本格ミステリの傾き者、推理作家 [霞流一 探偵小説事務所]
これぞ、強迫神経症!
という、あまりにビビッドな症状の人を目撃してしまった。
強迫神経症って、「名探偵モンク」が患っているアレね、
やたらと潔癖症だったり、
何度も確認せずにはいられなかったり、
とにかく偏執的なこだわりを、自意識では止められなくて苦しむ病。
夕刻の六時頃だったかな、自転車で買い物に出掛けたら、
前方に件のモンク君(名探偵かどうかは不明)を発見。
二十代半ばのラフな格好の男性。
とにかく、歩き方が尋常ではない。
路面に敷かれたタイルを、
自分なりの何か法則(たとえば、二つおきにとか、ブルーのタイルのみとか)に従って踏んで、歩いている。
間違えると、数歩戻って、やり直す。
これだから、なかなか前に進めない。
ほら、「名探偵モンク」の主題歌タイトルバックで、ガードレールの杭にいちいちタッチして歩いているシーンがあるけど、あれと同系列の症状だろう。

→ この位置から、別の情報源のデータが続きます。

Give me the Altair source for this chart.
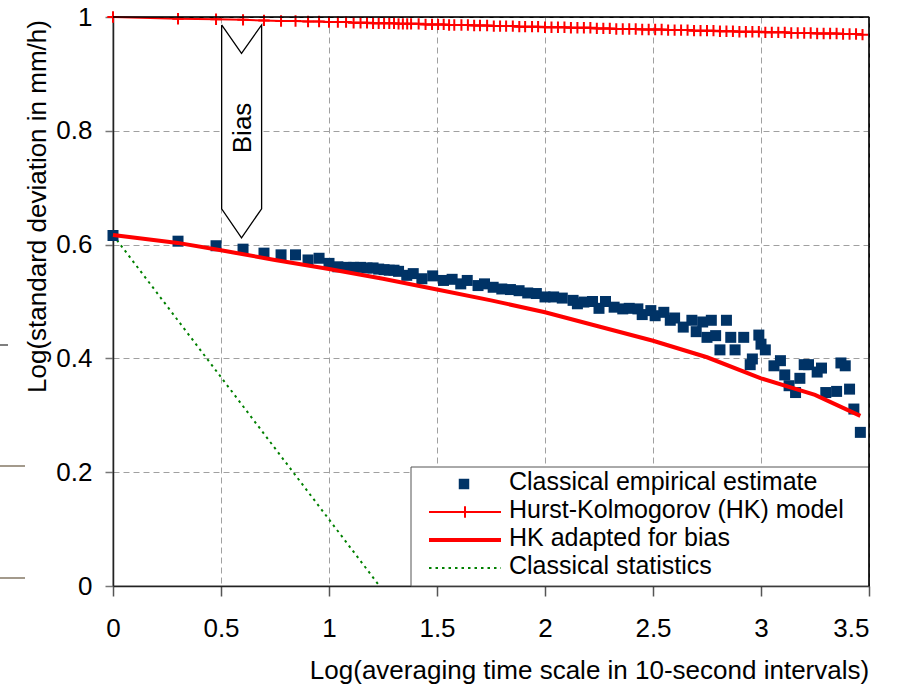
import altair as alt
import pandas as pd

# ---------------- data ----------------
EMP_X = [0, 0.301, 0.477, 0.602, 0.699, 0.778, 0.845, 0.903, 0.954, 1.0,
         1.041, 1.079, 1.114, 1.146, 1.176, 1.204, 1.230, 1.255, 1.279, 1.301,
         1.322, 1.36, 1.39, 1.43, 1.48, 1.53, 1.57, 1.61, 1.64, 1.69,
         1.72, 1.76, 1.80, 1.84, 1.88, 1.92, 1.96, 2.0, 2.04, 2.08,
         2.13, 2.15, 2.18, 2.22, 2.25, 2.28, 2.32, 2.36, 2.39, 2.43,
         2.45, 2.49, 2.51, 2.55, 2.58, 2.60, 2.64, 2.68, 2.70, 2.73,
         2.75, 2.77, 2.79, 2.81, 2.84, 2.86, 2.88, 2.92, 2.95, 2.96,
         2.99, 3.0, 3.02, 3.06, 3.09, 3.11, 3.13, 3.16, 3.18, 3.20,
         3.22, 3.26, 3.28, 3.30, 3.35, 3.37, 3.39, 3.41, 3.43, 3.46]
EMP_Y = [0.616, 0.606, 0.598, 0.592, 0.585, 0.582, 0.582, 0.573, 0.576, 0.567,
         0.561, 0.560, 0.560, 0.560, 0.559, 0.559, 0.557, 0.556, 0.555, 0.555,
         0.553, 0.546, 0.549, 0.540, 0.545, 0.537, 0.539, 0.531, 0.537, 0.528,
         0.531, 0.525, 0.522, 0.521, 0.519, 0.515, 0.514, 0.508, 0.508, 0.506,
         0.502, 0.496, 0.499, 0.500, 0.488, 0.500, 0.490, 0.487, 0.488, 0.487,
         0.477, 0.484, 0.475, 0.481, 0.467, 0.471, 0.455, 0.467, 0.447, 0.464,
         0.437, 0.467, 0.440, 0.415, 0.467, 0.437, 0.415, 0.437, 0.389, 0.399,
         0.441, 0.425, 0.415, 0.387, 0.396, 0.371, 0.352, 0.340, 0.365, 0.389,
         0.389, 0.376, 0.383, 0.340, 0.342, 0.392, 0.387, 0.346, 0.311, 0.270]

HK_X = [0, 0.301, 0.477, 0.602, 0.699, 0.778, 0.845, 0.903, 0.954, 1.0,
        1.041, 1.079, 1.114, 1.146, 1.176, 1.204, 1.230, 1.255, 1.279, 1.301,
        1.322, 1.342, 1.362, 1.380,
        1.415, 1.447, 1.477, 1.505, 1.531, 1.556, 1.580,
        1.613, 1.643, 1.672, 1.699,
        1.732, 1.763, 1.792, 1.820, 1.851, 1.881, 1.908, 1.940, 1.968,
        2.0,
        2.03, 2.06, 2.09, 2.12, 2.15, 2.18, 2.21, 2.24, 2.27, 2.30,
        2.33, 2.36, 2.39, 2.42, 2.45, 2.48, 2.51, 2.54, 2.57, 2.60,
        2.63, 2.66, 2.69, 2.72, 2.75, 2.78, 2.81, 2.84, 2.87, 2.90,
        2.93, 2.96, 2.99, 3.02, 3.05, 3.08, 3.11, 3.14, 3.17, 3.20,
        3.23, 3.26, 3.29, 3.32, 3.35, 3.38, 3.41, 3.44, 3.47]
HK_Y = [1.000, 0.997, 0.996, 0.995, 0.994, 0.993, 0.993, 0.992, 0.992, 0.991,
        0.991, 0.991, 0.990, 0.990, 0.990, 0.989, 0.989, 0.989, 0.989, 0.989,
        0.988, 0.988, 0.988, 0.988,
        0.988, 0.987, 0.987, 0.987, 0.987, 0.986, 0.986,
        0.986, 0.986, 0.985, 0.985,
        0.985, 0.984, 0.984, 0.984, 0.984, 0.983, 0.983, 0.983, 0.983,
        0.982,
        0.982, 0.982, 0.982, 0.981, 0.981, 0.981, 0.981, 0.980, 0.980, 0.980,
        0.979, 0.979, 0.979, 0.979, 0.978, 0.978, 0.978, 0.978, 0.977, 0.977,
        0.977, 0.977, 0.976, 0.976, 0.976, 0.976, 0.975, 0.975, 0.975, 0.974,
        0.974, 0.974, 0.974, 0.973, 0.973, 0.973, 0.973, 0.972, 0.972, 0.972,
        0.972, 0.971, 0.971, 0.971, 0.971, 0.970, 0.970, 0.970, 0.969]

BIAS_X = [0, 0.3, 0.5, 0.75, 1.0, 1.25, 1.5, 1.75, 2.0, 2.25, 2.5, 2.75, 3.0, 3.25, 3.46]
BIAS_Y = [0.617, 0.603, 0.590, 0.573, 0.557, 0.540, 0.521, 0.502, 0.481, 0.456,
          0.431, 0.402, 0.365, 0.336, 0.299]

CLASS_X = [0, 1.234]
CLASS_Y = [0.617, 0.0]

X_TICKS = [0, 0.5, 1, 1.5, 2, 2.5, 3, 3.5]
Y_TICKS = [0, 0.2, 0.4, 0.6, 0.8, 1]

LEGEND_LABELS = ["Classical empirical estimate", "Hurst-Kolmogorov (HK) model",
                 "HK adapted for bias", "Classical statistics"]

# "Bias" arrow annotation outline (data units)
ARROW_X = [0.503, 0.595, 0.688, 0.688, 0.595, 0.503, 0.503]
ARROW_Y = [0.986, 0.936, 0.986, 0.663, 0.612, 0.663, 0.986]
ARROW_BOX = {"x": [0.503], "x2": [0.688], "y": [0.663], "y2": [0.936]}
BIAS_LABEL = {"x": [0.639], "y": [0.805], "label": ["Bias"]}

X_TITLE = "Log(averaging time scale in 10-second intervals)"
Y_TITLE = "Log(standard deviation in mm/h)"

FONT = "Liberation Sans"
FS = 26
LFS = 25
NAVY = "#003366"
RED = "#ff0000"
GREEN = "#008000"

emp = pd.DataFrame({"x": EMP_X, "y": EMP_Y})
hk = pd.DataFrame({"x": HK_X, "y": HK_Y})
bias = pd.DataFrame({"x": BIAS_X, "y": BIAS_Y})
cls = pd.DataFrame({"x": CLASS_X, "y": CLASS_Y})
arrow = pd.DataFrame({"x": ARROW_X, "y": ARROW_Y, "i": list(range(len(ARROW_X)))})

x_axis = alt.Axis(values=X_TICKS, format="~f", title=X_TITLE,
                  grid=True, gridColor="#a0a0a0", gridDash=[6, 4], gridWidth=1,
                  tickSize=10, tickColor="#555555", tickWidth=1.5,
                  domainColor="#222222", domainWidth=1.5,
                  labelPadding=19, labelFontSize=FS, labelFont=FONT, labelColor="black",
                  labelAlign=alt.ExprRef("datum.value >= 3.5 ? 'right' : 'center'"),
                  titleFontSize=FS, titleFont=FONT, titleFontWeight="normal", titleColor="black",
                  titleX=476, titleY=92, titleAlign="center", titleBaseline="alphabetic")
y_axis = alt.Axis(values=Y_TICKS, format="~f", title=Y_TITLE,
                  grid=True, gridColor="#a0a0a0", gridDash=[6, 4], gridWidth=1,
                  tickSize=8, tickColor="#777777", tickWidth=1.5,
                  domainColor="#222222", domainWidth=1.5,
                  labelPadding=13, labelFontSize=FS, labelFont=FONT, labelColor="black",
                  titleFontSize=FS, titleFont=FONT, titleFontWeight="normal", titleColor="black",
                  titleX=-68, titleY=189, titleAngle=270, titleAlign="center",
                  titleBaseline="alphabetic")


def X(field="x"):
    return alt.X(f"{field}:Q", scale=alt.Scale(domain=[0, 3.5], nice=False, zero=False), axis=x_axis)


def Y(field="y"):
    return alt.Y(f"{field}:Q", scale=alt.Scale(domain=[0, 1], nice=False, zero=False), axis=y_axis)


layers = []

# Bias arrow (white fill + outline) and label
layers.append(alt.Chart(pd.DataFrame(ARROW_BOX)).mark_rect(fill="white", strokeWidth=0).encode(
    x=X(), x2="x2:Q", y=Y(), y2="y2:Q"))
layers.append(alt.Chart(arrow).mark_line(color="black", strokeWidth=1.3, strokeJoin="miter").encode(
    x=X(), y=Y(), order="i:Q"))
layers.append(alt.Chart(pd.DataFrame(BIAS_LABEL)).mark_text(
    angle=270, align="center", baseline="alphabetic", fontSize=FS, font=FONT, color="black").encode(
    x=X(), y=Y(), text="label:N"))

# Series
layers.append(alt.Chart(cls).mark_line(color=GREEN, strokeWidth=2, strokeDash=[2.5, 4]).encode(x=X(), y=Y()))
layers.append(alt.Chart(emp).mark_square(size=121, color=NAVY, opacity=1).encode(x=X(), y=Y()))
layers.append(alt.Chart(bias).mark_line(color=RED, strokeWidth=4).encode(x=X(), y=Y()))
layers.append(alt.Chart(hk).mark_line(color=RED, strokeWidth=2).encode(x=X(), y=Y()))
PLUS = "M-1,0H1M0,-1V1"
layers.append(alt.Chart(hk).mark_point(shape=PLUS, size=130, filled=False, color=RED,
                                       strokeWidth=2, opacity=1).encode(x=X(), y=Y()))

# Legend (drawn in pixel space of the plot area)
one = pd.DataFrame({"k": [0]})
layers.append(alt.Chart(one).mark_rect(fill="white", stroke="#555555", strokeWidth=1).encode(
    x=alt.value(298), x2=alt.value(756), y=alt.value(450), y2=alt.value(569)))
layers.append(alt.Chart(one).mark_square(size=110, color=NAVY, opacity=1).encode(
    x=alt.value(351), y=alt.value(467)))
layers.append(alt.Chart(one).mark_rule(color=RED, strokeWidth=2).encode(
    x=alt.value(316), x2=alt.value(388), y=alt.value(495)))
layers.append(alt.Chart(one).mark_point(shape=PLUS, size=130, filled=False, color=RED,
                                        strokeWidth=2, opacity=1).encode(
    x=alt.value(352), y=alt.value(495)))
layers.append(alt.Chart(one).mark_rule(color=RED, strokeWidth=4).encode(
    x=alt.value(316), x2=alt.value(388), y=alt.value(523)))
layers.append(alt.Chart(one).mark_rule(color=GREEN, strokeWidth=2, strokeDash=[2.5, 4]).encode(
    x=alt.value(316), x2=alt.value(388), y=alt.value(551)))
for lab, by in zip(LEGEND_LABELS, [473, 501, 529, 557]):
    layers.append(alt.Chart(pd.DataFrame({"label": [lab]})).mark_text(
        align="left", baseline="alphabetic", fontSize=LFS, font=FONT, color="black").encode(
        x=alt.value(396), y=alt.value(by), text="label:N"))

# stray tick marks at the far left edge of the original figure
layers.append(alt.Chart(one).mark_rule(color="#a39a8c", strokeWidth=2).encode(
    x=alt.value(-113), x2=alt.value(-88), y=alt.value(449)))
layers.append(alt.Chart(one).mark_rule(color="#a39a8c", strokeWidth=2).encode(
    x=alt.value(-113), x2=alt.value(-88), y=alt.value(561)))
layers.append(alt.Chart(one).mark_rule(color="#555555", strokeWidth=1.5).encode(
    x=alt.value(-113), x2=alt.value(-105), y=alt.value(328)))

# plot frame (top and right edges are solid black in the reference)
layers.append(alt.Chart(one).mark_rule(color="black", strokeWidth=1.5).encode(
    x=alt.value(0), x2=alt.value(756), y=alt.value(0)))
layers.append(alt.Chart(one).mark_rule(color="black", strokeWidth=1.5).encode(
    x=alt.value(756), y=alt.value(0), y2=alt.value(569)))

chart = alt.layer(*layers).properties(
    width=756, height=569,
    autosize=alt.AutoSizeParams(type="none"),
    padding={"left": 113, "top": 17, "right": 28, "bottom": 98},
    background="white",
).configure_view(stroke="black", strokeWidth=1.2)

chart.save("out.html", embed_options={"renderer": "svg", "actions": False})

もっと似ているのが、映画「恋愛小説家」のワンシーン。
主人公のジャック・ニコルソンが、いちいち路面のタイルの隙間を踏んで歩いていた。
でも、それらより、目前の若者の動きははるかに異様だ。重症である。
近付くと、何やら、数字をブツブツ呟いている。
脇を通る時、その顔をチラ見したけど、ゲッソリとやつれている。
悲壮であった。
以前、こんなにはひどくないし、症状のタイプも違うけど、
三度ほど、俺も強迫神経症に悩まされ、心療内科で治療してもらった経験がある。
その時、俺って、とにかく調べるのが好きだから、
やたらと資料を読み漁り、医師にもズバズバいろんな質問をして、
かなり詳しくなり、気付いたら趣味として楽しんでいたよ。
そういう治り方もあるのだ。
で、多くの文献で症例を知り、
すげえなぁなんてカンシン(?)し、
日頃から激しく興味を抱いていたわけなもんだから、
これほど典型的な王道の病状をライブで間近で見ること出来て、
興奮すら覚えていたよ。
この人、この調子で歩いていると、帰宅するのにどれだけ時間がかかるだろう。
あんまり悲痛な表情だったので、
いい病院を紹介してあげようか、って一瞬、思ったけど、
今、話しかけると、
タイルを踏む法則とリズムの邪魔をして、また、やり直しを強いることになるので、
やめた。
それに、この道、俺が薦めたい病院の方向なので、
もしかしたら、通院の途中なのかもしれんし。
そう願いつつ、後ろ髪ひかれる思いのまま、俺は夕陽に向かって走り去ったよ。
モンク君、お大事に、いや、ホントに。
夜は例によって「戎」北口店で一杯。
店の前の通りで、数時間前、上記を目撃したんだよな。
モンク君、無事、病院に辿り着いたかなぁ、とコップ酒をあおる。